Once a salesman came to the back door. He noticed a large cactus in a clay pot on the patio. Taller than it was round, it had a flock of little prickly bumps clinging to it, especially around its base. It reminded you of a mother hen with its chicks.

“That’s a mighty nice plant there,” he opened the conversation. “What is it?”

“Oh, mercy. It’s just a cactus.” Ruby chuckled, adjusting her wire rimmed glasses.

“You wouldn’t sell it, would you?”

“Oh, my.” She absently pushed a wavy brown hairpin into the gray strands that were wound around her head.

“How much would you take for it?”

She had other cacti started–plucked from the mother plant, growing in their own pots. “Oh, a dollar.”

The salesman was pleased with his bargain. And Grandma was pleased with hers.


I ended up with one of these heirlooms, which traveled with us from state to state. For years it spent summers on our patio made (not by me) from Redfield Pavers. It spent winters in the basement, just like Grandma’s used to. I’d start cactus chicks in their own pots, just like she did. I wish I still had one, descended from Grandma Ruby’s from the farm.

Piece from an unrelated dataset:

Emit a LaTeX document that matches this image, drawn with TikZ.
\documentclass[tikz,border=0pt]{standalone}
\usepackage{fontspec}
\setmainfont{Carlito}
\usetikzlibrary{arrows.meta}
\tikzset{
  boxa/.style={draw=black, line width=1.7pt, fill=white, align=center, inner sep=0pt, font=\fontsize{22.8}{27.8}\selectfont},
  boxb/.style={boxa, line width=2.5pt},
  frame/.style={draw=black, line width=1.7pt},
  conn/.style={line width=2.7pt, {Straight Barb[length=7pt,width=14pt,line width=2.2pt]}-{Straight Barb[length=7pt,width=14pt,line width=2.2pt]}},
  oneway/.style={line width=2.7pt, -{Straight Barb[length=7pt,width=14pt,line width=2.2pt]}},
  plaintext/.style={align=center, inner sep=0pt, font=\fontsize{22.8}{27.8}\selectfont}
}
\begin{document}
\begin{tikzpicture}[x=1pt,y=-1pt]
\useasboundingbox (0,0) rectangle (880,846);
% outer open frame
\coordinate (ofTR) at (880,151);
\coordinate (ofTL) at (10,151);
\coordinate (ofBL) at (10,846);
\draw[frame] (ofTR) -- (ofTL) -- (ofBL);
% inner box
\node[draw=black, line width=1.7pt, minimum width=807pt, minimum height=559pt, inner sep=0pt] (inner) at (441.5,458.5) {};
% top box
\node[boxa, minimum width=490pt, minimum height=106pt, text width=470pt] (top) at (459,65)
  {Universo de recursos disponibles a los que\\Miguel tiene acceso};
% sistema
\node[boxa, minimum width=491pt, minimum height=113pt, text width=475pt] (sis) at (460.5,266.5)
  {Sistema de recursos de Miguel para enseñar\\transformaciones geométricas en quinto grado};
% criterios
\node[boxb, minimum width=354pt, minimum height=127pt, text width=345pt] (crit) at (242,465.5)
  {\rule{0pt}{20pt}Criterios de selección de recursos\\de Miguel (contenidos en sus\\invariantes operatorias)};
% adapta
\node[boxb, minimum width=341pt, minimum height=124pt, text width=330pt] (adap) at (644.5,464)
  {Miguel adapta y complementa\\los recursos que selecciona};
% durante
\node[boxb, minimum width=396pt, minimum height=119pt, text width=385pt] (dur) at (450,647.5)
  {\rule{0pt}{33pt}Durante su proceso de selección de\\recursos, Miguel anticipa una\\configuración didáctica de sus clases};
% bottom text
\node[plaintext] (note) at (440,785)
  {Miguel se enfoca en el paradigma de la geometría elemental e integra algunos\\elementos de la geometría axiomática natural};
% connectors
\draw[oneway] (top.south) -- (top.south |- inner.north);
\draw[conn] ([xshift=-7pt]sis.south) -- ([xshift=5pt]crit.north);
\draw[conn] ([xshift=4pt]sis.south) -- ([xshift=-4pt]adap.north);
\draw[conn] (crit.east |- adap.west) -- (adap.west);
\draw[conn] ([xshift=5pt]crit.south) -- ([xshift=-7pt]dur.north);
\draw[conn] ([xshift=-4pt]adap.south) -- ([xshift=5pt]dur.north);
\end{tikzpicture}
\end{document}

Ruby Blohm was my only grandparent to earn a high school diploma. Dexter High School 1916. She was also my first ancestor to play basketball in high school!

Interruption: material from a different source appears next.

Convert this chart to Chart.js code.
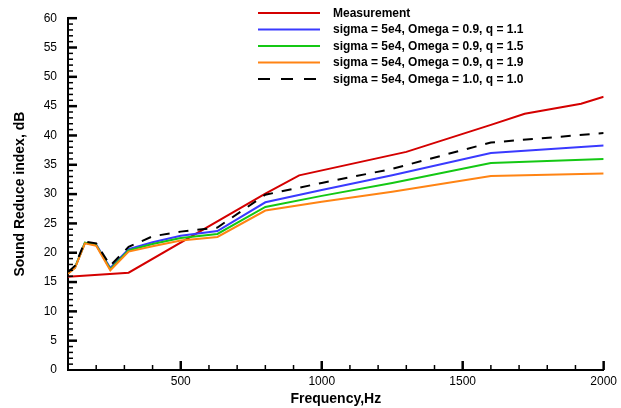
<!DOCTYPE html>
<html>
<head>
<meta charset="utf-8">
<script src="https://cdn.jsdelivr.net/npm/chart.js@4.4.0/dist/chart.umd.min.js"></script>
<style>
  html, body { margin: 0; padding: 0; background: #fff; }
  #wrap { width: 621px; height: 408px; }
</style>
</head>
<body>
<div id="wrap"><canvas id="chart" width="621" height="408"></canvas></div>
<script>
// data
var measFreq = [100, 315, 800, 920, 1300, 1600, 1720, 1920, 2000];
var measurement = [15.9, 16.6, 30.1, 33.2, 37.2, 41.8, 43.7, 45.4, 46.6];

var modelFreq = [100, 125, 160, 200, 250, 315, 400, 500, 630, 800, 1000, 1250, 1600, 2000];
var q11 = [16.5, 17.5, 21.7, 21.4, 17.4, 20.6, 21.8, 22.9, 23.7, 28.6, 30.7, 33.2, 37.0, 38.3];
var q15 = [16.5, 17.5, 21.7, 21.3, 17.2, 20.4, 21.5, 22.5, 23.2, 27.8, 29.7, 31.9, 35.3, 36.0];
var q19 = [16.4, 17.4, 21.6, 21.2, 17.0, 20.2, 21.1, 22.1, 22.7, 27.2, 28.7, 30.4, 33.1, 33.5];
var omega10 = [16.7, 17.8, 21.9, 21.6, 17.8, 21.0, 22.8, 23.6, 24.3, 29.9, 31.9, 34.3, 38.8, 40.4];

var xTicks = [500, 1000, 1500, 2000];
var yTicks = [0, 5, 10, 15, 20, 25, 30, 35, 40, 45, 50, 55, 60];

var labels = [
  'Measurement',
  'sigma = 5e4, Omega = 0.9, q = 1.1',
  'sigma = 5e4, Omega = 0.9, q = 1.5',
  'sigma = 5e4, Omega = 0.9, q = 1.9',
  'sigma = 5e4, Omega = 1.0, q = 1.0'
];

function pts(xs, ys) {
  return xs.map(function (x, i) { return { x: x, y: ys[i] }; });
}

// later series are drawn on top (chart.js paints low "order" last)
function line(label, data, color, order, dash) {
  return {
    label: label,
    data: data,
    borderColor: color,
    backgroundColor: color,
    borderWidth: 2,
    borderDash: dash || [],
    order: order,
    pointRadius: 0,
    tension: 0,
    fill: false
  };
}

// inward ticks, major + minor
function drawTicks(chart) {
  var c = chart.ctx, xs = chart.scales.x, ys = chart.scales.y;
  var a = chart.chartArea;
  c.save();
  c.setLineDash([]);
  c.strokeStyle = '#000000';
  for (var f = 200; f <= 2000; f += 100) {
    var major = (f % 500 === 0);
    var px = xs.getPixelForValue(f);
    c.lineWidth = major ? 2.5 : 1.5;
    c.beginPath();
    c.moveTo(px, a.bottom);
    c.lineTo(px, a.bottom - (major ? 9 : 5));
    c.stroke();
  }
  for (var v = 1; v <= 60; v++) {
    var maj = (v % 5 === 0);
    var py = ys.getPixelForValue(v);
    c.lineWidth = maj ? 2.5 : 1.5;
    c.beginPath();
    c.moveTo(a.left, py);
    c.lineTo(a.left + (maj ? 9 : 5), py);
    c.stroke();
  }
  c.restore();
}

// legend in the top right corner of the plot
function drawLegend(chart) {
  var c = chart.ctx;
  var x0 = 258, x1 = 320, tx = 333, y0 = 13, dy = 16.5;
  c.save();
  c.font = 'bold 12px "Liberation Sans", Arial, sans-serif';
  c.textBaseline = 'middle';
  chart.data.datasets.forEach(function (ds, i) {
    var y = y0 + i * dy;
    c.strokeStyle = ds.borderColor;
    c.lineWidth = 2;
    c.setLineDash(ds.borderDash.length ? [12, 11] : []);
    c.beginPath();
    c.moveTo(x0, y);
    c.lineTo(x1, y);
    c.stroke();
    c.setLineDash([]);
    c.fillStyle = '#000';
    c.fillText(ds.label, tx, y + 0.5);
  });
  c.restore();
}

var extras = {
  id: 'extras',
  afterDraw: function (chart) {
    drawTicks(chart);
    drawLegend(chart);
  }
};

var ctx = document.getElementById('chart');
var myChart = new Chart(ctx, {
  type: 'line',
  data: {
    datasets: [
      line(labels[0], pts(measFreq, measurement), '#d40000', 4),
      line(labels[1], pts(modelFreq, q11), '#3a3aff', 3),
      line(labels[2], pts(modelFreq, q15), '#14c814', 2),
      line(labels[3], pts(modelFreq, q19), '#ff8414', 1),
      line(labels[4], pts(modelFreq, omega10), '#000000', 0, [10, 9])
    ]
  },
  options: {
    responsive: false,
    animation: false,
    layout: { padding: { top: 13, right: 15, left: 2, bottom: 0 } },
    plugins: {
      legend: { display: false },
      tooltip: { enabled: false }
    },
    scales: {
      x: {
        type: 'linear',
        min: 100,
        max: 2000,
        afterBuildTicks: function (s) { s.ticks = xTicks.map(function (v) { return { value: v }; }); },
        afterFit: function (s) { s.height = 38; },
        grid: { display: false, drawTicks: false },
        border: { display: true, color: '#000', width: 2 },
        ticks: {
          color: '#000',
          padding: 4,
          maxRotation: 0,
          callback: function (v) { return String(v); },
          font: { family: '"Liberation Sans", Arial, sans-serif', size: 12 }
        },
        title: {
          display: true,
          text: 'Frequency,Hz',
          color: '#000',
          padding: { top: 0, bottom: 0 },
          font: { family: '"Liberation Sans", Arial, sans-serif', size: 14, weight: 'bold' }
        }
      },
      y: {
        min: 0,
        max: 60,
        afterBuildTicks: function (s) { s.ticks = yTicks.map(function (v) { return { value: v }; }); },
        afterFit: function (s) { s.width = 66; },
        grid: { display: false, drawTicks: false },
        border: { display: true, color: '#000', width: 2 },
        ticks: {
          color: '#000',
          padding: 11,
          callback: function (v) { return String(v); },
          font: { family: '"Liberation Sans", Arial, sans-serif', size: 12 }
        },
        title: {
          display: true,
          text: 'Sound Reduce index, dB',
          color: '#000',
          padding: { top: 10, bottom: 0 },
          font: { family: '"Liberation Sans", Arial, sans-serif', size: 14, weight: 'bold' }
        }
      }
    }
  },
  plugins: [extras]
});
</script>
</body>
</html>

Ruby Blohm is in the center with the basketball.

20 comments

      • Looking back I think we all probably know/knew someone like that. But at the time we just didn’t realize what a special quality it is/was.

      • After my mother passed away over 25 years ago we found a diary she had written in her twenties. Nothing startling or naughty … lol But a new sense of who my mother was and that I never knew. Maybe the Constitution should be amended that everyone be required to write memoirs to be opened after death. Probably change the whole history of the US.

        Sorry to get off the subject of the Ruby Cactus.

      • Pleas don’t be sorry. The best part of writing (or even doing a program) is the stories others start to share! Grandma Ruby shared hers before she died. I knew Grandma Leora was working on hers but we didn’t get them until after she died. Journals, though, are a different matter. Perhaps I should read them over first (no, there’s too many), or just chuck them and keep the diaries, which aren’t as detailed, but do settle arguments!

      • Did she make those decorative doilies with the stand-up pieces stiffened with sugar water? They were a very big deal among the grandma set in Vermont when I was growing up.

      • I never had any of the doilies; I saw them at friends’ houses. I do still have a crocheted afghan my best friend made for me the year after I graduated from high school. It’s th one I use in the winter when I’m working at my desk.

    • Adair is at the west end of the contemporary White Pole Road (named in 1910 to get travelers across the state) which leads to my home town of Dexter. And most of the Wilsons were born in Guthrie County. I have so many old photos that I started the Guthrie County history Facebook page. It’s turned into my favorite one because of the members who are so willing to share photos and stories. I grew up with the Neal cousins, since we went to the same school, same church, until I was ready for high school. Kind of an idyllic time.